I am a mother with a full-time job outside of the home. It is not that I’m necessarily at the office long hours of the day, but, I’m in a leadership position at my work, and often have to be available to emails and calls even if sitting on my couch. There are expectations, decisions, and paperwork on my plate at all times. There are new policies to be read, meetings to attend, and staff work to be approved. I know that my work in child welfare is a ministry and I’m extremely blessed to work for a Christian agency, but I feel pulled in so many directions most of the time. I often wonder if my work in helping other families distracts me from taking care of my own.
With this in mind, I have a confession to make: I daydream about being a stay-at-home mother. I imagine waking up after getting a restful long night of sleep, greeting my lovelies in the best “Snow White-Princessy” kind of voice while wearing fluffy house-shoes, and whipping up fresh made biscuits (not from a can). I imagine sending my son off to school without the rush of madness in the morning. I imagine my daughter attending preschool just one day per week instead of forty hours per week.
In my dreamland of non-salaried motherhood, my house is spotless (ALL of the time), the yard is sculpted to perfection, there are no laundry piles, toys are sorted by color, shape, or function, pets are always well-groomed, husband is also always well-groomed, meals are diverse and over-the-top healthy, and every sock is matched with the other. My home looks like most of the fantastic homes on the ever-popular, yet, intimidating website Pinterest. In my dreamland, there are lunch dates with friends, salon treatments, and a personal trainer. There’s cycling during the day, hanging out in a coffee shop with my laptop, baking cookies with the kids, shopping trips with my daughter, play dates at the park, more church activities, and volunteering at the local hospital.
In this dream, I’m always in a good mood, never stressed, and feel constantly “in the moment” with my children and husband. I don’t have to worry about budgets other than my own, and I don’t have to read new policies. I don’t have to say yes or no to employees, and my focus is only on home life….
Okay, so I know that all mom’s work regardless of employment. I know (or at least have learned vicariously) that it is difficult to stay home full-time with young children. My friends who do not have employment outside of the home struggle with finding time for themselves, mounds of laundry, bored kids, fighting siblings, and feeling overwhelmed.
Motherhood is hard regardless of receiving a paycheck or not. Motherhood is all-encompassing. We are never really “off the clock”. We don’t get to call in sick to our kids, or take vacation days.
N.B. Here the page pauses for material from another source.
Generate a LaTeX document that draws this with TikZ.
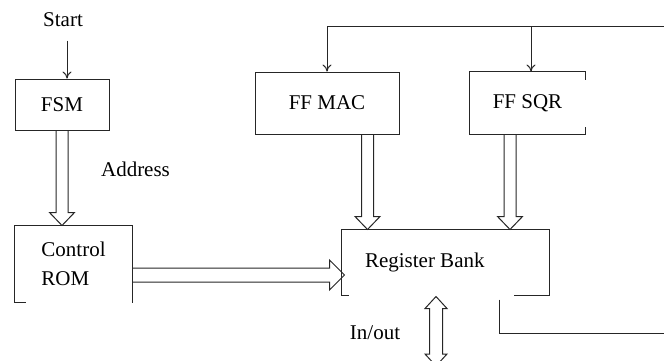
\documentclass[tikz,border=0pt]{standalone}
\usepackage{fontspec}
\setmainfont{Liberation Serif}
\usetikzlibrary{calc,arrows.meta}

% hollow block arrows, start point -> tip
\newcommand{\downblock}[2]{%
  \draw[block arrow] let \p1=(#1), \p2=(#2) in
    ({\x1-6pt},\y1) -- ({\x1-6pt},{\y2+13pt}) -- ({\x1-12.5pt},{\y2+13pt}) -- (\x1,\y2)
    -- ({\x1+12.5pt},{\y2+13pt}) -- ({\x1+6pt},{\y2+13pt}) -- ({\x1+6pt},\y1);}
\newcommand{\rightblock}[2]{%
  \draw[block arrow] let \p1=(#1), \p2=(#2) in
    (\x1,{\y1+7pt}) -- ({\x2-15pt},{\y1+7pt}) -- ({\x2-15pt},{\y1+15pt}) -- (\x2,\y1)
    -- ({\x2-15pt},{\y1-15pt}) -- ({\x2-15pt},{\y1-7pt}) -- (\x1,{\y1-7pt});}
\newcommand{\updownblock}[2]{%
  \draw[block arrow] let \p1=(#1), \p2=(#2) in
    (\x1,\y1) -- ({\x1+11pt},{\y1-12pt}) -- ({\x1+6.5pt},{\y1-12pt}) -- ({\x1+6.5pt},{\y2+12pt})
    -- ({\x1+11pt},{\y2+12pt}) -- (\x1,\y2) -- ({\x1-11pt},{\y2+12pt}) -- ({\x1-6.5pt},{\y2+12pt})
    -- ({\x1-6.5pt},{\y1-12pt}) -- ({\x1-11pt},{\y1-12pt}) -- cycle;}

\begin{document}
\begin{tikzpicture}[x=1pt,y=-1pt,line width=1pt,draw=black!85,
		font=\fontsize{21}{29}\selectfont,
		box/.style={rectangle,draw,inner sep=0pt},
		open box/.style={rectangle,inner sep=0pt},
		label text/.style={inner sep=0pt},
		block arrow/.style={line width=1pt,line join=miter},
		thin arrow/.style={-{To[length=7pt,width=9pt]}}]
		
		\useasboundingbox (0,0) rectangle (664,360);
		\clip (0,0) rectangle (664,360);
		
		\node[label text] (start) at (63,20) {Start};
		\node[box,minimum width=94pt,minimum height=51pt] (fsm) at (62,104.5) {FSM};
		\node[label text] (addr) at (135.5,169) {Address};
		\node[open box,minimum width=117pt,minimum height=76pt,align=left] (rom) at (73.5,264) {Control\\ROM};
		\node[box,minimum width=144pt,minimum height=62pt] (mac) at (327,103) {FF MAC\hspace{10pt}};
		\node[open box,minimum width=115pt,minimum height=62pt] (sqr) at (527.5,103) {FF SQR};
		\node[open box,minimum width=207pt,minimum height=65pt] (rb) at (445.5,262.5) {};
		\node[label text,anchor=west] (rbtext) at ([xshift=23pt]rb.west) {Register Bank};
		\node[label text] (io) at (375,333) {In/out};
		
		\coordinate (fbin) at (664,26);
		\coordinate (fbout) at (664,333);
		\coordinate (iobot) at (436,366);
		
		% open sided boxes
		\draw ([xshift=11pt]rom.south west) -- (rom.south west) -- (rom.north west)
		-- (rom.north east) -- (rom.south east);
		\draw ([yshift=-8pt]sqr.north east) -- (sqr.north east) -- (sqr.north west)
		-- (sqr.south west) -- (sqr.south east) -- ([yshift=8pt]sqr.south east);
		\draw ([xshift=7pt]rb.south west) -- (rb.south west) -- (rb.north west)
		-- (rb.north east) -- (rb.south east) -- ([xshift=-36pt]rb.south east);
		
		\draw[thin arrow] ([xshift=5pt]fsm.north |- start.south) ++(0,-13pt) -- ([xshift=5pt]fsm.north);
		\draw[thin arrow] (fbin) -| (mac.north);
		\draw[thin arrow] ([xshift=3.5pt]sqr.north |- fbin) -- ([xshift=3.5pt]sqr.north);
		\draw ([xshift=53.5pt,yshift=-4pt]rb.south) |- (fbout);
		
		\downblock{fsm.south}{rom.north}
		\downblock{[xshift=40.5pt]mac.south}{rb.north}
		\downblock{[xshift=-17.5pt]sqr.south}{rb.north}
		\rightblock{[yshift=-11pt]rom.east}{[xshift=3pt]rb.west}
		\updownblock{[xshift=-9.5pt,yshift=-1pt]rb.south}{iobot}
\end{tikzpicture}
\end{document}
We are love-givers, nutritionists, chefs, boo-boo healers, life coaches, fashion advisers, groomers, interior designers, friend creators, manicurists, pedicurists, personal bankers, and housekeepers. We are dictionaries, spiritual advisers, encyclopedias, social skills teachers, and tutors. We are warriors, protectors, and commanders. We also know that we wouldn’t have it any other way.
I guess, then, that we are all the same. Employed outside of the home or not, we all probably dream of waking up and greeting our little ones like a Disney Princess, making fresh made biscuits not from a can, and wearing matching socks.
One thought on “Confessions of a Working Mom”
I too dream of being a stay-at-home mom! I often feel guilty that my kids are at daycare for long days and I feel like I really only get to spend quality time with them on the weekends… and sometimes THAT is a stretch because we have to work in grocery shopping, laundry, cleaning, etc.
I got to stay home with my kids for a week and a half over the holidays and I loved it. It is still work, but it’s different. I found it more fulfilling. (Although my job is not in ministry so that probably makes a difference.)
It definitely didn’t help my daydreaming problem.